Based on our experience last week at L'Angolo Blue, the chef's food not only speaks for itself; it sings. It's very hard to practice girth control here. Near the active bar is a table full of eye-OK antipasto selections you can fill up on for $9.95.

Appetizers and salads are mostly in the $5 to $10 range. There are several pasta and chicken entrees between $16 and $20. Veal and steak menu entrees range from $23 to $27, and there are several specials every day.

An appetizer of spinach and pancetta encased and lavished in baked portobello mushrooms, an Italian restaurant staple, was a ray of sunshine. A slightly more audacious appetizer was a plate full of sauteed coins of calamari anointed with a spicy, vibrant tomato sauce that reverberated in waves of heat and sweetness for a full 10 seconds on my tongue.

Rigatoni Bolognese, dressed with a savory, muscular tomato sauce, was so well balanced, it was hard to tell where the pasta ended and the sauce began. Cioppino, not on the menu but always available, was a tangle of black fettuccine married to a briny bouquet of scallops, mussels, clams and shrimp in a nondescript sauce.

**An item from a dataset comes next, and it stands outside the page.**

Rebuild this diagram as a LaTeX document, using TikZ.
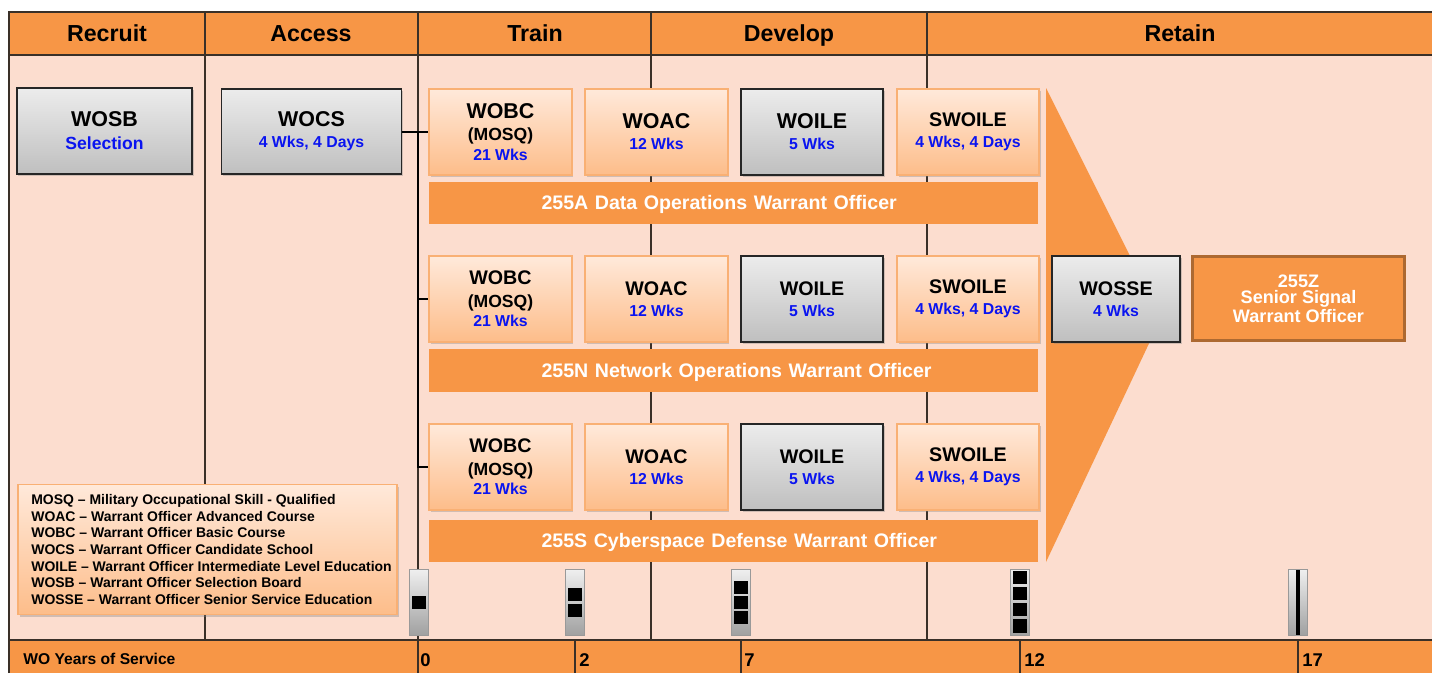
\documentclass[tikz,border=0pt]{standalone}
\usepackage{fontspec}
\setmainfont{Liberation Sans}
\usepackage{xcolor}
\usetikzlibrary{shadows}
\definecolor{hdrorange}{HTML}{F79646}
\definecolor{panelpink}{HTML}{FCDDCF}
\definecolor{wkblue}{HTML}{0A14F0}
\definecolor{gridline}{HTML}{3A3028}
\definecolor{boxtop}{HTML}{FFE9DA}
\definecolor{boxbottom}{HTML}{FDBD8A}
\newcommand{\bigname}[1]{{\fontsize{12.2}{14}\selectfont\bfseries #1}}
\newcommand{\midname}[1]{{\fontsize{11.2}{13}\selectfont\bfseries #1}}
\newcommand{\mosq}[1]{{\fontsize{10}{12}\selectfont\bfseries #1}}
\newcommand{\wks}[1]{{\fontsize{9}{10}\selectfont\bfseries\color{wkblue} #1}}
\tikzset{
  phase/.style={text=black,text height=9pt,text depth=2.5pt,inner sep=0pt,font=\fontsize{13.2}{15}\selectfont\bfseries},
  graybox/.style={draw=black!85,line width=1pt,top color=gray!15,bottom color=gray!50,align=center,inner sep=0pt,drop shadow={shadow xshift=1pt,shadow yshift=-1.2pt,opacity=0.35}},
  orangebox/.style={draw=hdrorange!75,line width=1pt,top color=boxtop,bottom color=boxbottom,align=center,inner sep=0pt,drop shadow={shadow xshift=1pt,shadow yshift=-1.2pt,opacity=0.35}},
  smallbox/.style={minimum width=81pt,minimum height=48.6pt},
  band/.style={fill=hdrorange,text=white,minimum height=24pt,inner sep=0pt,text width=346.5pt,text height=8pt,text depth=0.3pt,align=left,execute at begin node=\hspace*{64pt},font=\fontsize{11.15}{13}\selectfont\bfseries},
  rankbar/.style={draw=gray!80,line width=0.5pt,top color=gray!12,bottom color=gray!75,minimum width=11pt,minimum height=38pt,inner sep=0pt},
  yeartick/.style={right,inner sep=0pt,font=\fontsize{10.5}{12}\selectfont\bfseries},
  link/.style={draw=black,line width=1pt}
}
\begin{document}
\begin{tikzpicture}[x=0.02cm,y=-0.02cm]
\useasboundingbox (0,0) rectangle (1437,673);
% bands of the chart
\fill[panelpink] (9,55) rectangle (1432,640);
\fill[hdrorange] (9,12) rectangle (1432,55);
\fill[hdrorange] (9,640) rectangle (1432,673);
\draw[gridline,line width=0.9pt] (9,673) -- (9,12) -- (1432,12);
\draw[gridline,line width=0.9pt] (9,55) -- (1432,55);
\draw[gridline,line width=0.9pt] (9,640) -- (1432,640);
\draw[gridline,line width=0.8pt] (205,12) -- (205,640);
\draw[gridline,line width=0.8pt] (418,12) -- (418,673);
\draw[gridline,line width=0.8pt] (651,12) -- (651,640);
\draw[gridline,line width=0.8pt] (927,12) -- (927,640);
\draw[gridline,line width=0.8pt] (575,640) -- (575,673);
\draw[gridline,line width=0.8pt] (741,640) -- (741,673);
\draw[gridline,line width=0.8pt] (1020,640) -- (1020,673);
\draw[gridline,line width=0.8pt] (1298,640) -- (1298,673);
\node[phase] (recruit) at (107,35.5) {Recruit};
\node[phase] (access) at (311,35.5) {Access};
\node[phase] (train) at (535,35.5) {Train};
\node[phase] (develop) at (789,35.5) {Develop};
\node[phase] (retain) at (1180,35.5) {Retain};
% big arrow
\fill[hdrorange] (1046,88) -- (1161,318) -- (1046,562) -- cycle;
% first courses
\node[graybox,minimum width=100pt,minimum height=48.6pt] (wosb) at (104.5,131) {\bigname{WOSB}\\[1pt]{\fontsize{10}{12}\selectfont\bfseries\color{wkblue}Selection}};
\node[graybox,minimum width=102.5pt,minimum height=48.6pt] (wocs) at (311.5,131.5) {\bigname{WOCS}\\[0pt]\wks{4 Wks, 4 Days}};
% 255A
\node[orangebox,smallbox] (wobcA) at (500.5,132) {\bigname{WOBC}\\[0.7pt]\mosq{(MOSQ)}\\[-1pt]\wks{21 Wks}};
\node[orangebox,smallbox] (woacA) at (656.5,132) {\bigname{WOAC}\\[0pt]\wks{12 Wks}};
\node[graybox,smallbox] (woileA) at (812,132) {\bigname{WOILE}\\[0pt]\wks{5 Wks}};
\node[orangebox,smallbox] (swoileA) at (968,132) {\midname{SWOILE}\\[0pt]\wks{4 Wks, 4 Days}};
\node[band] (bandA) at (733.5,203) {255A Data Operations Warrant Officer};
% 255N
\node[orangebox,smallbox] (wobcB) at (500.5,299) {\midname{WOBC}\\[0.7pt]\mosq{(MOSQ)}\\[-1pt]\wks{21 Wks}};
\node[orangebox,smallbox] (woacB) at (656.5,299) {\midname{WOAC}\\[0pt]\wks{12 Wks}};
\node[graybox,smallbox] (woileB) at (812,299) {\midname{WOILE}\\[0pt]\wks{5 Wks}};
\node[orangebox,smallbox] (swoileB) at (968,299) {\midname{SWOILE}\\[0pt]\wks{4 Wks, 4 Days}};
\node[band] (bandB) at (733.5,370.5) {255N Network Operations Warrant Officer};
% 255S
\node[orangebox,smallbox] (wobcC) at (500.5,467) {\midname{WOBC}\\[0.7pt]\mosq{(MOSQ)}\\[-1pt]\wks{21 Wks}};
\node[orangebox,smallbox] (woacC) at (656.5,467) {\midname{WOAC}\\[0pt]\wks{12 Wks}};
\node[graybox,smallbox] (woileC) at (812,467) {\midname{WOILE}\\[0pt]\wks{5 Wks}};
\node[orangebox,smallbox] (swoileC) at (968,467) {\midname{SWOILE}\\[0pt]\wks{4 Wks, 4 Days}};
\node[band] (bandC) at (733.5,541) {255S Cyberspace Defense Warrant Officer};
% links from WOCS
\coordinate (spine) at (418,132);
\draw[link] (wocs.east |- wobcA.west) -- (wobcA.west);
\draw[link] (spine) -- (spine |- wobcC.west) -- (wobcC.west);
\draw[link] (spine |- wobcB.west) -- (wobcB.west);
% senior level
\node[graybox,minimum width=73pt,minimum height=48.6pt] (wosse) at (1116,299) {\midname{WOSSE}\\[0pt]\wks{4 Wks}};
\node[draw=hdrorange!70!black,line width=1.6pt,fill=hdrorange,text=white,align=center,minimum width=121pt,minimum height=48pt,inner sep=0pt,font=\fontsize{10.3}{9.4}\selectfont\bfseries] (seniorZ) at (1298.5,298.5) {255Z\\Senior Signal\\Warrant Officer};
% legend
\node[orangebox,minimum width=216pt,minimum height=74pt] (legend) at (207.5,549.5) {};
\node[right,inner sep=0pt,align=left,font=\fontsize{7.95}{9.5}\selectfont\bfseries] (legendtext) at (31,549.5) {MOSQ -- Military Occupational Skill - Qualified\\
WOAC -- Warrant Officer Advanced Course\\
WOBC -- Warrant Officer Basic Course\\
WOCS -- Warrant Officer Candidate School\\
WOILE -- Warrant Officer Intermediate Level Education\\
WOSB -- Warrant Officer Selection Board\\
WOSSE -- Warrant Officer Senior Service Education};
% rank insignia
\node[rankbar] (rankA) at (419,602.5) {};
\node[rankbar] (rankB) at (575,602.5) {};
\node[rankbar] (rankC) at (741,602.5) {};
\node[rankbar] (rankD) at (1020,602.5) {};
\node[rankbar] (rankE) at (1298,602.5) {};
\fill[black] (412,596) rectangle (426,609);
\fill[black] (568,588) rectangle (582,601);
\fill[black] (568,604) rectangle (582,617);
\fill[black] (734,581) rectangle (748,594);
\fill[black] (734,596) rectangle (748,609);
\fill[black] (734,611) rectangle (748,624);
\fill[black] (1013,571) rectangle (1027,584);
\fill[black] (1013,587) rectangle (1027,600);
\fill[black] (1013,603) rectangle (1027,616);
\fill[black] (1013,619) rectangle (1027,633);
\fill[black] (1296,570) rectangle (1300,635);
% years of service
\node[right,inner sep=0pt,font=\fontsize{8.9}{10}\selectfont\bfseries] (years) at (23,659) {WO Years of Service};
\node[yeartick] (yrA) at (420,660) {0};
\node[yeartick] (yrB) at (579,660) {2};
\node[yeartick] (yrC) at (744,660) {7};
\node[yeartick] (yrD) at (1024,660) {12};
\node[yeartick] (yrE) at (1302,660) {17};
\end{tikzpicture}
\end{document}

Anyone who could fog up a mirror would enjoy the desserts at L'Angolo Blue prepared by a handsome and personable young man, Ryan Kucowski. A chocolate lava cake was meltingly divine.

L'Angolo Blue, which offers a very reasonably priced wine selection by the glass or bottle (some good choices for $6 and $7 a glass), removes the starch from fine dining, and the noise level was quite tolerable when we were there last Thursday, even though the dining room and bar were both packed by 8 p.m. Two potent, well made cocktails were the Italian martini and the Aphrodite, $8.50 each, the latter a subtle blend of peach vodka, rose passion fruit liqueur and champagne.

Most of the customer comments I checked on the food blogs have been giving L'Angolo Blue high marks so far, but whether the new addition will have enough “legs” to break the Italian restaurant jinx that seems to haunt the Blue Bell location is impossible to predict.